[RECORD EXCERPTS]
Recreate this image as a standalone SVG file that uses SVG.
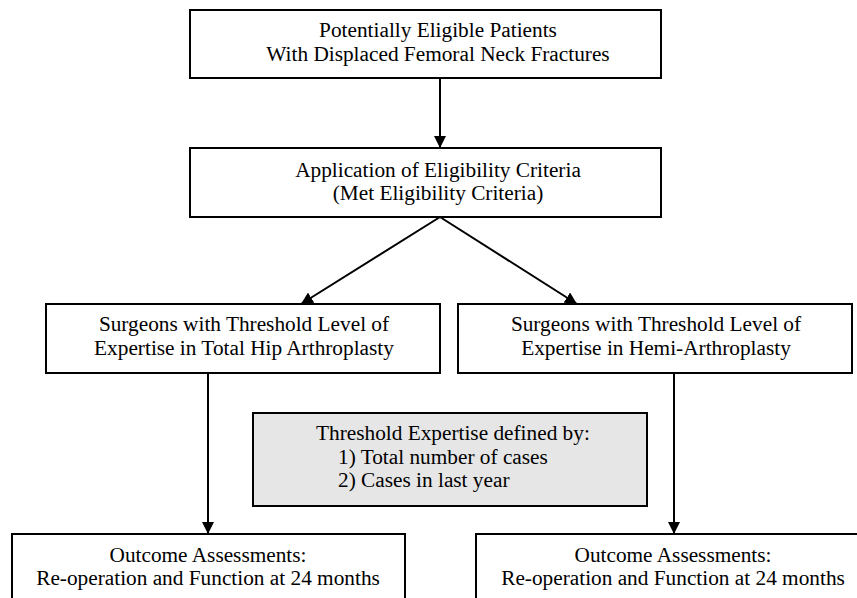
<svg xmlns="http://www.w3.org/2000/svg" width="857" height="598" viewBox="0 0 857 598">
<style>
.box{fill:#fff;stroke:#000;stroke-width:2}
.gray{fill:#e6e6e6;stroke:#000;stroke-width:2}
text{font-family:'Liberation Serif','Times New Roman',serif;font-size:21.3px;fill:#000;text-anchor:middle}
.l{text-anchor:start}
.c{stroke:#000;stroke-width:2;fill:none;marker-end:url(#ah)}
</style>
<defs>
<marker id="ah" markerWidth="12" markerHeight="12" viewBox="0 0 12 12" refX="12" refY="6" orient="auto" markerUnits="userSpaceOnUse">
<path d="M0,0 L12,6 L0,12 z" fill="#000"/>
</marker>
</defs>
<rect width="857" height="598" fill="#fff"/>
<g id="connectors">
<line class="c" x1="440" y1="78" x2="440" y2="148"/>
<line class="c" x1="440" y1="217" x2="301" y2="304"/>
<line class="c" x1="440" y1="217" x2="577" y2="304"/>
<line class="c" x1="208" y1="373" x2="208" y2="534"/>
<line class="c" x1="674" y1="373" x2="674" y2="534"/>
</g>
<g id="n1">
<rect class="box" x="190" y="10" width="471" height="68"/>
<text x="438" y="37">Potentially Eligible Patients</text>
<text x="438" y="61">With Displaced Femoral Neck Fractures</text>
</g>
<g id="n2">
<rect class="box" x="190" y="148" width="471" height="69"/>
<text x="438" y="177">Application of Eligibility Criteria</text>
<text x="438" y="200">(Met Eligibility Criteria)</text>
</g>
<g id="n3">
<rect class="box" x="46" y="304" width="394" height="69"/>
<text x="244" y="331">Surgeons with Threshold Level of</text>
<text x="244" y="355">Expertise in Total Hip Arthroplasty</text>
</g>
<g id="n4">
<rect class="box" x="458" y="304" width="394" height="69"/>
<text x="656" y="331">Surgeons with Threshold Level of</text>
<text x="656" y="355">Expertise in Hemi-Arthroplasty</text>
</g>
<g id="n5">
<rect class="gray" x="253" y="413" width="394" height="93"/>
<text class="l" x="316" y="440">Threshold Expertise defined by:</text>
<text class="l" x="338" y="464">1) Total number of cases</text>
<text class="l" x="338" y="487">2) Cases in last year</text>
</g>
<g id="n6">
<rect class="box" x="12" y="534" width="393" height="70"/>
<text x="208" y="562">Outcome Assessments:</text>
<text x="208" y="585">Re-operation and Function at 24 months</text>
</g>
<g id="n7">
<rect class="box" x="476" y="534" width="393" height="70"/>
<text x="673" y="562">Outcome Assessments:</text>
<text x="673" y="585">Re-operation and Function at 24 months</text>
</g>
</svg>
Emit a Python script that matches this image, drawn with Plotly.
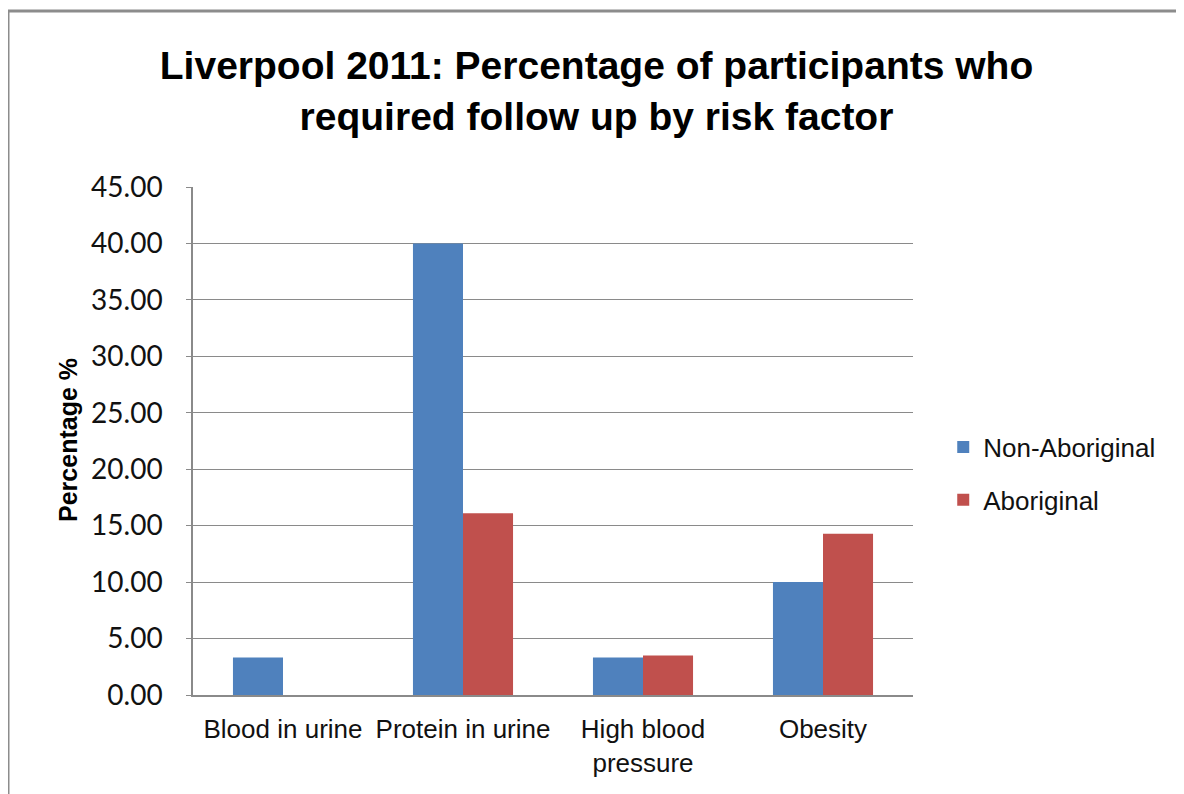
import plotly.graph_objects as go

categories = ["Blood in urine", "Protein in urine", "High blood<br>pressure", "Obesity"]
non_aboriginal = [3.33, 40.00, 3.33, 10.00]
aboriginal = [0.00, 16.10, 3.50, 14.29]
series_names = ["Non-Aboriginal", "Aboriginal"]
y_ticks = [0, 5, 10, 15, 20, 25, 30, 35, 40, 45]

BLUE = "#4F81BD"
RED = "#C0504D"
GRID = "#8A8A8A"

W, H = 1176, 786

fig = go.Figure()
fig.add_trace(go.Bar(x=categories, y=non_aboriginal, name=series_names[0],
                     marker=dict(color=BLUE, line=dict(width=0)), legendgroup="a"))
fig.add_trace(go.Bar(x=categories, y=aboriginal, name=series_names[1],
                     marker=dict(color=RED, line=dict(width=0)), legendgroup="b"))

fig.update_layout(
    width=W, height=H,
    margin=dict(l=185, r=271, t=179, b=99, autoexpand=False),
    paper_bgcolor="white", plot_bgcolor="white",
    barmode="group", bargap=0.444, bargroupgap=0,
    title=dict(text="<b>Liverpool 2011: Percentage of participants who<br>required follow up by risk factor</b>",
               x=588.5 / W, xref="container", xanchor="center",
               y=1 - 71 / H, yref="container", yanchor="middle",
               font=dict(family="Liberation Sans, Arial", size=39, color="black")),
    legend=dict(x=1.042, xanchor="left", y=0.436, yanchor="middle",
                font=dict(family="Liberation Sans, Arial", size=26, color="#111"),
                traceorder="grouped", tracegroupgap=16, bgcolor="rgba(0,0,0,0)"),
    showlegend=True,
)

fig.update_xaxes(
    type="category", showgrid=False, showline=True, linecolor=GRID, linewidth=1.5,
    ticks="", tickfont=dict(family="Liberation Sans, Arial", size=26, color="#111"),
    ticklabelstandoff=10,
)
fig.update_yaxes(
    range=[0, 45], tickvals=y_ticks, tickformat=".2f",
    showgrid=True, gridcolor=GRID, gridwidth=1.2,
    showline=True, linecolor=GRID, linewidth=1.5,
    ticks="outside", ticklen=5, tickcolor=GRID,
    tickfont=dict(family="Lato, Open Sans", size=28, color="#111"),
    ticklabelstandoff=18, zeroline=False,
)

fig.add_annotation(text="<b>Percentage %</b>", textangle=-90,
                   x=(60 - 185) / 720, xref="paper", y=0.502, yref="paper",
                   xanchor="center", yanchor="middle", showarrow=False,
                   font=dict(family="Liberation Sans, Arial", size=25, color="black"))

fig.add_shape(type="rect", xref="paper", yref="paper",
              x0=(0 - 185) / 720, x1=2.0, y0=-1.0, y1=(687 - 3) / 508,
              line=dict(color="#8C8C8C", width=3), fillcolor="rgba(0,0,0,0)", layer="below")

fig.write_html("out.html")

[GIVEN TASK] Images in the data above are to be skipped. Retype all other material exactly.

[RESULT FOR THIS TASK]
Recreate this image as a standalone SVG file that uses SVG.
<svg xmlns="http://www.w3.org/2000/svg" width="857" height="598" viewBox="0 0 857 598">
<style>
.box{fill:#fff;stroke:#000;stroke-width:2}
.gray{fill:#e6e6e6;stroke:#000;stroke-width:2}
text{font-family:'Liberation Serif','Times New Roman',serif;font-size:21.3px;fill:#000;text-anchor:middle}
.l{text-anchor:start}
.c{stroke:#000;stroke-width:2;fill:none;marker-end:url(#ah)}
</style>
<defs>
<marker id="ah" markerWidth="12" markerHeight="12" viewBox="0 0 12 12" refX="12" refY="6" orient="auto" markerUnits="userSpaceOnUse">
<path d="M0,0 L12,6 L0,12 z" fill="#000"/>
</marker>
</defs>
<rect width="857" height="598" fill="#fff"/>
<g id="connectors">
<line class="c" x1="440" y1="78" x2="440" y2="148"/>
<line class="c" x1="440" y1="217" x2="301" y2="304"/>
<line class="c" x1="440" y1="217" x2="577" y2="304"/>
<line class="c" x1="208" y1="373" x2="208" y2="534"/>
<line class="c" x1="674" y1="373" x2="674" y2="534"/>
</g>
<g id="n1">
<rect class="box" x="190" y="10" width="471" height="68"/>
<text x="438" y="37">Potentially Eligible Patients</text>
<text x="438" y="61">With Displaced Femoral Neck Fractures</text>
</g>
<g id="n2">
<rect class="box" x="190" y="148" width="471" height="69"/>
<text x="438" y="177">Application of Eligibility Criteria</text>
<text x="438" y="200">(Met Eligibility Criteria)</text>
</g>
<g id="n3">
<rect class="box" x="46" y="304" width="394" height="69"/>
<text x="244" y="331">Surgeons with Threshold Level of</text>
<text x="244" y="355">Expertise in Total Hip Arthroplasty</text>
</g>
<g id="n4">
<rect class="box" x="458" y="304" width="394" height="69"/>
<text x="656" y="331">Surgeons with Threshold Level of</text>
<text x="656" y="355">Expertise in Hemi-Arthroplasty</text>
</g>
<g id="n5">
<rect class="gray" x="253" y="413" width="394" height="93"/>
<text class="l" x="316" y="440">Threshold Expertise defined by:</text>
<text class="l" x="338" y="464">1) Total number of cases</text>
<text class="l" x="338" y="487">2) Cases in last year</text>
</g>
<g id="n6">
<rect class="box" x="12" y="534" width="393" height="70"/>
<text x="208" y="562">Outcome Assessments:</text>
<text x="208" y="585">Re-operation and Function at 24 months</text>
</g>
<g id="n7">
<rect class="box" x="476" y="534" width="393" height="70"/>
<text x="673" y="562">Outcome Assessments:</text>
<text x="673" y="585">Re-operation and Function at 24 months</text>
</g>
</svg>
Emit a Python script that matches this image, drawn with Plotly.
import plotly.graph_objects as go

categories = ["Blood in urine", "Protein in urine", "High blood<br>pressure", "Obesity"]
non_aboriginal = [3.33, 40.00, 3.33, 10.00]
aboriginal = [0.00, 16.10, 3.50, 14.29]
series_names = ["Non-Aboriginal", "Aboriginal"]
y_ticks = [0, 5, 10, 15, 20, 25, 30, 35, 40, 45]

BLUE = "#4F81BD"
RED = "#C0504D"
GRID = "#8A8A8A"

W, H = 1176, 786

fig = go.Figure()
fig.add_trace(go.Bar(x=categories, y=non_aboriginal, name=series_names[0],
                     marker=dict(color=BLUE, line=dict(width=0)), legendgroup="a"))
fig.add_trace(go.Bar(x=categories, y=aboriginal, name=series_names[1],
                     marker=dict(color=RED, line=dict(width=0)), legendgroup="b"))

fig.update_layout(
    width=W, height=H,
    margin=dict(l=185, r=271, t=179, b=99, autoexpand=False),
    paper_bgcolor="white", plot_bgcolor="white",
    barmode="group", bargap=0.444, bargroupgap=0,
    title=dict(text="<b>Liverpool 2011: Percentage of participants who<br>required follow up by risk factor</b>",
               x=588.5 / W, xref="container", xanchor="center",
               y=1 - 71 / H, yref="container", yanchor="middle",
               font=dict(family="Liberation Sans, Arial", size=39, color="black")),
    legend=dict(x=1.042, xanchor="left", y=0.436, yanchor="middle",
                font=dict(family="Liberation Sans, Arial", size=26, color="#111"),
                traceorder="grouped", tracegroupgap=16, bgcolor="rgba(0,0,0,0)"),
    showlegend=True,
)

fig.update_xaxes(
    type="category", showgrid=False, showline=True, linecolor=GRID, linewidth=1.5,
    ticks="", tickfont=dict(family="Liberation Sans, Arial", size=26, color="#111"),
    ticklabelstandoff=10,
)
fig.update_yaxes(
    range=[0, 45], tickvals=y_ticks, tickformat=".2f",
    showgrid=True, gridcolor=GRID, gridwidth=1.2,
    showline=True, linecolor=GRID, linewidth=1.5,
    ticks="outside", ticklen=5, tickcolor=GRID,
    tickfont=dict(family="Lato, Open Sans", size=28, color="#111"),
    ticklabelstandoff=18, zeroline=False,
)

fig.add_annotation(text="<b>Percentage %</b>", textangle=-90,
                   x=(60 - 185) / 720, xref="paper", y=0.502, yref="paper",
                   xanchor="center", yanchor="middle", showarrow=False,
                   font=dict(family="Liberation Sans, Arial", size=25, color="black"))

fig.add_shape(type="rect", xref="paper", yref="paper",
              x0=(0 - 185) / 720, x1=2.0, y0=-1.0, y1=(687 - 3) / 508,
              line=dict(color="#8C8C8C", width=3), fillcolor="rgba(0,0,0,0)", layer="below")

fig.write_html("out.html")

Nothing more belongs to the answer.